Tesla told employees who work on the Cybertruck that shifts will be shorter on the production line at the Austin Gigafactory, according to an internal messaged viewed by Business Insider.

Previously, workers clocked 12 hour shifts from 6 a.m. to 6 p.m. and 6 p.m. to 6 a.m.. They will now be working 11 hour shifts during the day and 10.5 hour shifts at night — from 6 a.m. to 5 p.m. and 6 p.m. to 4:30 a.m. — the memo said.

The new schedule was communicated internally on Thursday and will kick in on Monday, according to the memo.

It's unclear whether Tesla is implementing the new schedule on other production lines, or at other factories. Tesla makes the Cybertruck at the Austin Gigafactory, but it also makes its Model Y there and is working on its next-gen vehicle at the location.

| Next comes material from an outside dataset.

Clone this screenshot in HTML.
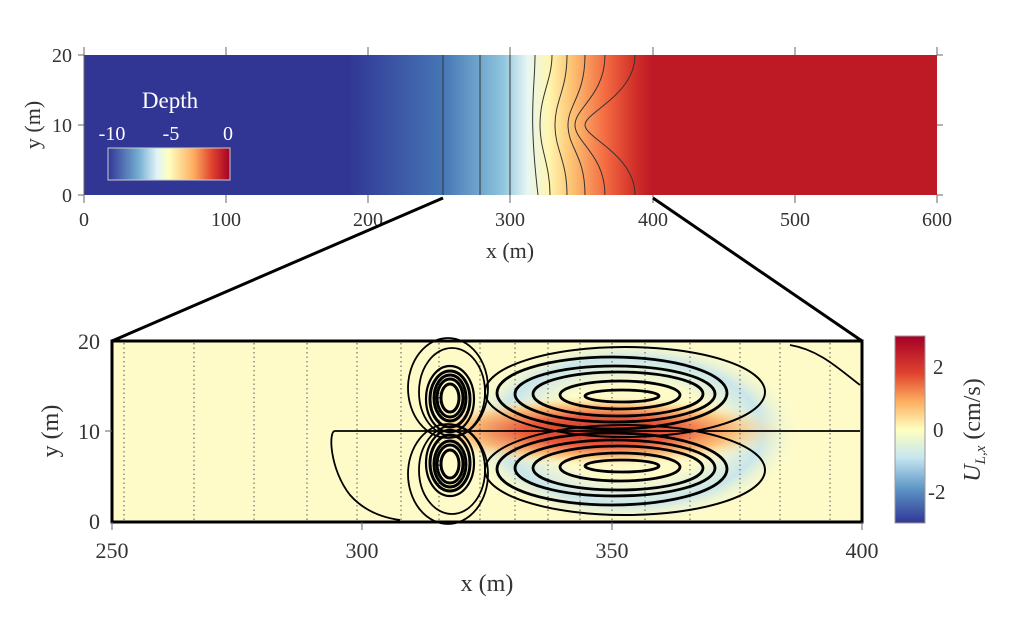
<!DOCTYPE html>
<html><head><meta charset="utf-8"><style>
html,body{margin:0;padding:0;background:#fff;}
svg{display:block;font-family:"Liberation Serif",serif;}
</style></head><body>
<svg width="1023" height="628" viewBox="0 0 1023 628" xmlns="http://www.w3.org/2000/svg">
<defs>
<linearGradient id="dep" x1="84" x2="937" y1="0" y2="0" gradientUnits="userSpaceOnUse">
<stop offset="0" stop-color="#313695"/>
<stop offset="0.31" stop-color="#313695"/>
<stop offset="0.42" stop-color="#4575b4"/>
<stop offset="0.49" stop-color="#8cc3dc"/>
<stop offset="0.52" stop-color="#e8f6f4"/>
<stop offset="0.545" stop-color="#fef6b0"/>
<stop offset="0.57" stop-color="#fdc675"/>
<stop offset="0.61" stop-color="#f46d43"/>
<stop offset="0.645" stop-color="#d33129"/>
<stop offset="0.665" stop-color="#bd1a26"/>
<stop offset="1" stop-color="#bd1a26"/>
</linearGradient>
<linearGradient id="dcb" x1="0" x2="1" y1="0" y2="0">
<stop offset="0" stop-color="#313695"/>
<stop offset="0.25" stop-color="#74add1"/>
<stop offset="0.4" stop-color="#e0f3f8"/>
<stop offset="0.5" stop-color="#ffffbf"/>
<stop offset="0.7" stop-color="#fdae61"/>
<stop offset="0.85" stop-color="#e0442f"/>
<stop offset="1" stop-color="#a50026"/>
</linearGradient>
<linearGradient id="ucb" x1="0" x2="0" y1="0" y2="1">
<stop offset="0" stop-color="#a50026"/>
<stop offset="0.2" stop-color="#e0442f"/>
<stop offset="0.35" stop-color="#fdae61"/>
<stop offset="0.5" stop-color="#ffffbf"/>
<stop offset="0.65" stop-color="#c6e6f0"/>
<stop offset="0.82" stop-color="#5b94c4"/>
<stop offset="1" stop-color="#313695"/>
</linearGradient>
<radialGradient id="jet" cx="600" cy="431" r="190" gradientUnits="userSpaceOnUse" gradientTransform="translate(600 431) scale(1 0.19) translate(-600 -431)">
<stop offset="0" stop-color="#d73027"/>
<stop offset="0.4" stop-color="#ea5a3a"/>
<stop offset="0.7" stop-color="#fdb56a" stop-opacity="0.85"/>
<stop offset="1" stop-color="#fefbc8" stop-opacity="0"/>
</radialGradient>
<radialGradient id="blu" cx="630" cy="431" r="170" gradientUnits="userSpaceOnUse" gradientTransform="translate(630 431) scale(1 0.55) translate(-630 -431)">
<stop offset="0.5" stop-color="#c8e6f0" stop-opacity="0"/>
<stop offset="0.78" stop-color="#c3e3ef" stop-opacity="0.9"/>
<stop offset="1" stop-color="#fefbc8" stop-opacity="0"/>
</radialGradient>
</defs>

<rect x="84" y="55" width="853" height="140" fill="url(#dep)"/>
<g stroke="#333" stroke-width="1" fill="none">
<line x1="443" y1="55" x2="443" y2="195"/>
<line x1="480" y1="55" x2="480" y2="195"/>
<line x1="510" y1="55" x2="510" y2="195"/>
<path d="M535 55 C535 90 528 110 538 195"/>
<path d="M552 55 C552 80 540 95 540 125 C540 150 550 165 550 195"/>
<path d="M567 55 C567 90 555 100 555 125 C555 150 567 160 567 195"/>
<path d="M585 55 C585 95 568 105 568 125 C568 148 585 155 585 195"/>
<path d="M605 55 C605 95 575 108 575 125 C575 142 605 155 605 195"/>
<path d="M635 55 C635 95 585 112 585 125 C585 138 635 155 635 195"/>
</g>
<g stroke="#666" stroke-width="1">
<line x1="84" y1="47" x2="84" y2="203"/>
<line x1="78" y1="55" x2="84" y2="55"/><line x1="78" y1="125" x2="84" y2="125"/><line x1="78" y1="195" x2="84" y2="195"/>
<line x1="937" y1="55" x2="943" y2="55"/><line x1="937" y1="125" x2="943" y2="125"/><line x1="937" y1="195" x2="943" y2="195"/>
<line x1="226" y1="47" x2="226" y2="55"/><line x1="368" y1="47" x2="368" y2="55"/><line x1="510" y1="47" x2="510" y2="55"/><line x1="653" y1="47" x2="653" y2="55"/><line x1="795" y1="47" x2="795" y2="55"/><line x1="937" y1="47" x2="937" y2="55"/>
<line x1="226" y1="195" x2="226" y2="203"/><line x1="368" y1="195" x2="368" y2="203"/><line x1="510" y1="195" x2="510" y2="203"/><line x1="653" y1="195" x2="653" y2="203"/><line x1="795" y1="195" x2="795" y2="203"/><line x1="937" y1="195" x2="937" y2="203"/>
</g>
<g font-size="20" fill="#333" text-anchor="middle">
<text x="84" y="226">0</text><text x="226" y="226">100</text><text x="368" y="226">200</text><text x="510" y="226">300</text><text x="653" y="226">400</text><text x="795" y="226">500</text><text x="937" y="226">600</text>
<text x="510" y="258" font-size="22">x (m)</text>
</g>
<g font-size="20" fill="#333" text-anchor="end">
<text x="72" y="62">20</text><text x="72" y="132">10</text><text x="72" y="202">0</text>
</g>
<text x="0" y="0" font-size="22" fill="#333" text-anchor="middle" transform="translate(40 125) rotate(-90)">y (m)</text>
<rect x="108" y="148" width="122" height="32" fill="url(#dcb)" stroke="#ccc" stroke-width="1"/>
<g fill="#fff" font-size="20" text-anchor="middle">
<text x="170" y="108" font-size="23">Depth</text>
<text x="112" y="140">-10</text><text x="171" y="140">-5</text><text x="228" y="140">0</text>
</g>

<line x1="443" y1="198" x2="112" y2="341" stroke="#000" stroke-width="3"/>
<line x1="653" y1="198" x2="862" y2="341" stroke="#000" stroke-width="3"/>

<rect x="112" y="341" width="750" height="181" fill="#fefbc8"/>
<rect x="112" y="341" width="750" height="181" fill="url(#blu)"/>
<rect x="112" y="341" width="750" height="181" fill="url(#jet)"/>
<g stroke="#555" stroke-width="1" stroke-dasharray="1.5 3" fill="none">
<line x1="124" y1="343" x2="124" y2="520"/><line x1="194" y1="343" x2="194" y2="520"/><line x1="254" y1="343" x2="254" y2="520"/><line x1="307" y1="343" x2="307" y2="520"/><line x1="357" y1="343" x2="357" y2="520"/><line x1="401" y1="343" x2="401" y2="520"/><line x1="439" y1="343" x2="439" y2="520"/><line x1="480" y1="343" x2="480" y2="520"/><line x1="515" y1="343" x2="515" y2="520"/><line x1="548" y1="343" x2="548" y2="520"/><line x1="580" y1="343" x2="580" y2="520"/><line x1="612" y1="343" x2="612" y2="520"/><line x1="645" y1="343" x2="645" y2="520"/><line x1="690" y1="343" x2="690" y2="520"/><line x1="740" y1="343" x2="740" y2="520"/><line x1="780" y1="343" x2="780" y2="520"/><line x1="830" y1="343" x2="830" y2="520"/>
</g>
<g stroke="#000" fill="none">
<path d="M860 431 L335 431 C328 431 330 470 350 495 C365 512 385 518 400 520" stroke-width="1.8"/>
<path d="M860 385 C840 370 820 350 790 345" stroke-width="1.8"/>
<g stroke-width="3">
<ellipse cx="450" cy="398" rx="9" ry="14"/><ellipse cx="450" cy="398" rx="13" ry="19"/><ellipse cx="450" cy="398" rx="16" ry="23"/><ellipse cx="450" cy="399" rx="20" ry="28"/><ellipse cx="450" cy="399" rx="24" ry="33" stroke-width="2.2"/><ellipse cx="452" cy="392" rx="33" ry="44" stroke-width="1.8"/><ellipse cx="448" cy="388" rx="40" ry="50" stroke-width="1.8"/>
<ellipse cx="450" cy="464" rx="9" ry="14"/><ellipse cx="450" cy="464" rx="13" ry="19"/><ellipse cx="450" cy="464" rx="16" ry="23"/><ellipse cx="450" cy="463" rx="20" ry="28"/><ellipse cx="450" cy="463" rx="24" ry="33" stroke-width="2.2"/><ellipse cx="452" cy="470" rx="33" ry="44" stroke-width="1.8"/><ellipse cx="448" cy="474" rx="40" ry="50" stroke-width="1.8"/>
</g>
<g stroke-width="2.8">
<ellipse cx="622" cy="396" rx="37" ry="6"/><ellipse cx="620" cy="395" rx="60" ry="14"/><ellipse cx="618" cy="394" rx="85" ry="22"/><ellipse cx="615" cy="394" rx="100" ry="28"/><ellipse cx="612" cy="393" rx="115" ry="36"/><ellipse cx="625" cy="392" rx="140" ry="45" stroke-width="2"/>
<ellipse cx="622" cy="466" rx="37" ry="6"/><ellipse cx="620" cy="467" rx="60" ry="14"/><ellipse cx="618" cy="468" rx="85" ry="22"/><ellipse cx="615" cy="468" rx="100" ry="28"/><ellipse cx="612" cy="469" rx="115" ry="36"/><ellipse cx="625" cy="470" rx="140" ry="45" stroke-width="2"/>
</g>
</g>
<rect x="112" y="341" width="750" height="181" fill="none" stroke="#000" stroke-width="3"/>
<g stroke="#666" stroke-width="1">
<line x1="112" y1="522" x2="112" y2="530"/><line x1="362" y1="522" x2="362" y2="530"/><line x1="612" y1="522" x2="612" y2="530"/><line x1="862" y1="522" x2="862" y2="530"/>
<line x1="105" y1="431" x2="112" y2="431"/>
</g>
<g font-size="22" fill="#333" text-anchor="middle">
<text x="112" y="558">250</text><text x="362" y="558">300</text><text x="612" y="558">350</text><text x="862" y="558">400</text>
<text x="487" y="591" font-size="24">x (m)</text>
</g>
<g font-size="22" fill="#333" text-anchor="end">
<text x="100" y="349">20</text><text x="100" y="439">10</text><text x="100" y="529">0</text>
</g>
<text x="0" y="0" font-size="24" fill="#333" text-anchor="middle" transform="translate(58 431) rotate(-90)">y (m)</text>
<rect x="895" y="336" width="30" height="187" fill="url(#ucb)" stroke="#999" stroke-width="1"/>
<g font-size="21" fill="#333">
<text x="933" y="374">2</text><text x="933" y="437">0</text><text x="928" y="499">-2</text>
</g>
<text x="0" y="0" font-size="24" fill="#333" text-anchor="middle" transform="translate(980 430) rotate(-90)"><tspan font-style="italic">U</tspan><tspan font-style="italic" font-size="15" dy="5">L,x</tspan><tspan dy="-5">  (cm/s)</tspan></text>
</svg>
</body></html>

Some workers at other Tesla factories in Sparks, Nevada, and Fremont, California, told BI they were still scheduled for full 12 hour shifts. Factory workers at the electric-vehicle maker typically work three to four days per week.

A spokesperson for Tesla did not immediately respond to a request for comment.

Tesla has begun to feel the impact of slowing demand for EVs. Earlier this month, the company's first-quarter delivery numbers fell significantly below Wall Street expectations. The company saw its first year-over-year quarterly decline in deliveries since 2020.

On Saturday, some Tesla employees told BI they are concerned about big layoffs that may come as soon as this weekend.

It's unclear how many Cybertrucks Tesla has delivered to date. During Tesla's latest earnings call in January, Elon Musk said the Cybertruck was almost sold out for 2024.

"This is a production-constraint situation, not a demand-constraint situation," Musk said at the time.

Tesla released the Cybertruck in November. The company's Austin factory handles production of the vehicle, which Musk has said requires a high level of precision due to the truck's sharp lines.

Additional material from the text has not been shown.